How to Make a Stained Glass Butterfly
How to Make a Stained Glass Butterfly
If you're new to the world of stained glass or wonder how a stained glass suncatcher is made, read below to learn how to easily make one yourself!
What You'll Need
- One or two pieces of glass, depending on the colors you want for the butterfly
- Copper foil
- Neutralizer orKwik-Clean Flux and Patina cleaner
- Steel Wool
- Fishing wire
- Glass cutter
- Breaker/Grozer Pliers
- Running pliers
- Glass grinder
- Soldering iron
- Colored Sharpie or marker
- Popsicle stick or tongue depressor
- Wire cutters
- Small paintbrush
1. Start With the Pattern
You will want to have two copies of your pattern.
- The first pattern is for cutting out each pattern piece. You will be laying these pieces on the glass to trace around.
- The second pattern is for laying on your cut pieces of glass to make sure that they're the correct size. This will be helpful when you use the glass grinder.
2. Score the Glass
The video below shows you the proper way to score glass. The instructor didn't trace the pattern onto the glass but instead taped the pattern pieces onto the glass.
You will want to score the glass on the outer edges of your traced marker lines. This will make it easier when you take your piece to grind it. You will be able to see exactly how much glass needs to be ground off.
3. Trace the Pattern
Place all four pattern pieces onto the glass in the direction you'd like the butterfly to appear. With a marker trace around each piece. You will want to leave enough room around each piece so that you can easily cut the glass.
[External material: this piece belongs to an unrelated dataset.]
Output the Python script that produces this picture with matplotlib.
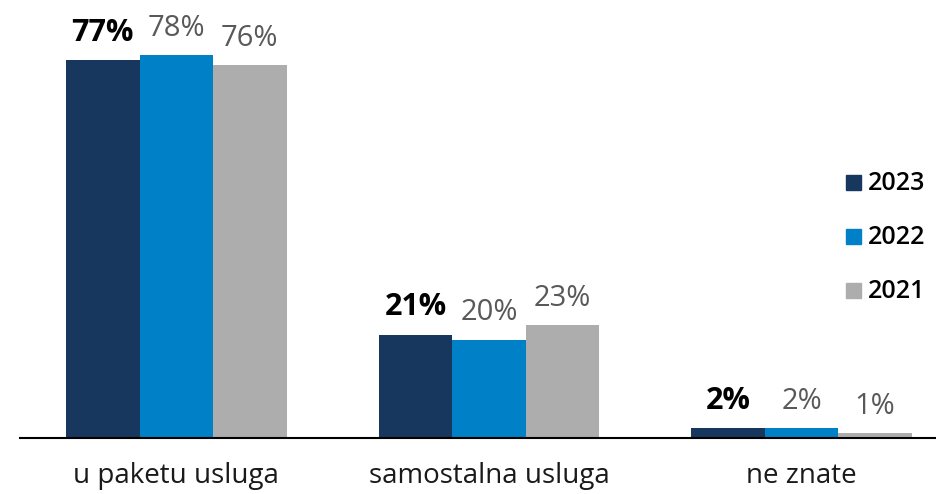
import numpy as np
import matplotlib.pyplot as plt
import matplotlib.patches as mpatches

categories = ["u paketu usluga", "samostalna usluga", "ne znate"]
years = ["2023", "2022", "2021"]
v2023 = [77, 21, 2]
v2022 = [78, 20, 2]
v2021 = [76, 23, 1]
colors = ["#17375E", "#0080C6", "#ADADAD"]

plt.rcParams['font.family'] = ['Open Sans', 'DejaVu Sans']

fig = plt.figure(figsize=(9.36, 4.94), dpi=100)
ax = fig.add_axes([20 / 936, 56 / 494, 1 - 20 / 936, 438 / 494])

x = np.arange(len(categories))
w = 0.235
series = [v2023, v2022, v2021]
for i, vals in enumerate(series):
    pos = x + (i - 1) * w
    ax.bar(pos, vals, width=w, color=colors[i], zorder=2)
    for p, v in zip(pos, vals):
        if i == 0:
            ax.annotate(f"{v}%", (p, v), xytext=(0, 9), textcoords="offset points",
                        ha="center", va="bottom", fontsize=22, fontweight="bold", color="black")
        else:
            ax.annotate(f"{v}%", (p, v), xytext=(0, 9), textcoords="offset points",
                        ha="center", va="bottom", fontsize=21, color="#595959")

ax.set_xlim(-0.5, 2.43)
ax.set_ylim(0, 89.3)
ax.set_yticks([])
ax.set_xticks(x)
ax.set_xticklabels(categories, fontsize=20, color="#1a1a1a")
ax.tick_params(axis="x", length=0, pad=17)
for s in ["top", "right", "left"]:
    ax.spines[s].set_visible(False)
ax.spines["bottom"].set_linewidth(1.5)
ax.spines["bottom"].set_color("black")

# legend
ly = [183, 237, 291]
for i, yr in enumerate(years):
    fig.patches.append(mpatches.Rectangle((846 / 936, (494 - ly[i] - 7) / 494), 15 / 936, 15 / 494,
                                          transform=fig.transFigure, color=colors[i], figure=fig))
    fig.text(868 / 936, (494 - ly[i]) / 494, yr, fontsize=18, fontweight="semibold",
             va="center", ha="left", color="black")

fig.savefig("out.png", dpi=100)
- Some people find it helpful to tape the pattern pieces to the glass, but this is not necessary so long as you can hold the piece of paper still while tracing.
- When working on larger patterns with many different pieces, it is helpful to either number or name them.
Next, score and break apart each piece to make it easier to cut each individual shape. With your cutter, score up the center of the large piece of glass, then across the center again. Do this once more so that you end up with four pieces ready to cut out the shapes.
- To break the pieces, you will need to use your running pliers.
4. Grind the Glass
If the cut glass is exactly the shape of the pattern piece and has smooth edges, there's no reason to grind it down.
- When using a grinder, you should always wear safety glasses or have a grinder shield attached to the grinder. Glass dust flies around, and you always want to protect your eyes.
Hold the piece of glass with your thumbs and forefingers tightly enough so that the piece does not fly when touched to the grinder wheel. Follow along with the maker lines. You may have to check the piece several times to get it exactly the shape that you want.
5. Add Copper Foil
Before you start to foil, it is important that you wash the glass pieces in hot soapy water to make sure that they are clean and free of dust. This will make the foil stick easier.
Copper foil has a shiny side and a sticky side. From the roll, peel back about 1/2" an inch of the paper. Apply evenly starting in the center of one side of the glass going around the entire edge of the piece until it meets up with the starting point.
Tear the copper foil. With a tongue depressor or Popsicle stick press the copper foil down onto the glass making it as smooth and as even as possible.
6. Solder the Pieces
Because we are making a butterfly and want it to look as if it is flying and not a flat piece, we need to prop it up at a bit of an angle while soldering it. This can be done with scrap pieces of glass or piled up Popsicle sticks. Plug in your soldering iron making sure that it is on its stand.
- To start, you will need to use a small paintbrush and apply flux to the copper foil. The flux is what adheres the lead to the copper foil.
- Once your iron is hot, hold the iron against the lead and apply the lead to the copper foil, to all seams. The front and back of the butterfly will need to be soldered. This can be a bit tricky and seem difficult at first, but the more pieces you solder the more proficient you will become.
- When all of your pieces are soldered together, apply flux to all the copper foil that is left on the edges of the butterfly. With a small touch of lead, (simply touch the iron to the lead) paint the lead with the iron onto the copper foil so that all the copper foil is covered in lead.
7. Wire the Antennas
Measure out a piece of wire double the length you want the antennas. Then, snip it and fold it in half. Rub the wire with steel wool, and then apply flux to it. On the back of the butterfly, lay the wire across the long seam and apply lead with the soldering iron.
8. Apply Patina and Do a Final Clean
If you want the solder to be black, you now need to apply patina to the solder. To do this, wear gloves because the patina will stain your skin. Apply a small amount of patina to a sponge and rub it over the solder. If wanting to leave the lead a silver color, all you will need to do is spray the butterfly and antennas with Kwick-Clean and rub it with a clean sponge. Rinse it with lukewarm water and dry. If you've applied patina, you will still need to do the Kwick-Clean step.
Once your piece is complete, tie fishing wire around the antennas. This will allow you to hang the butterfly. You're done!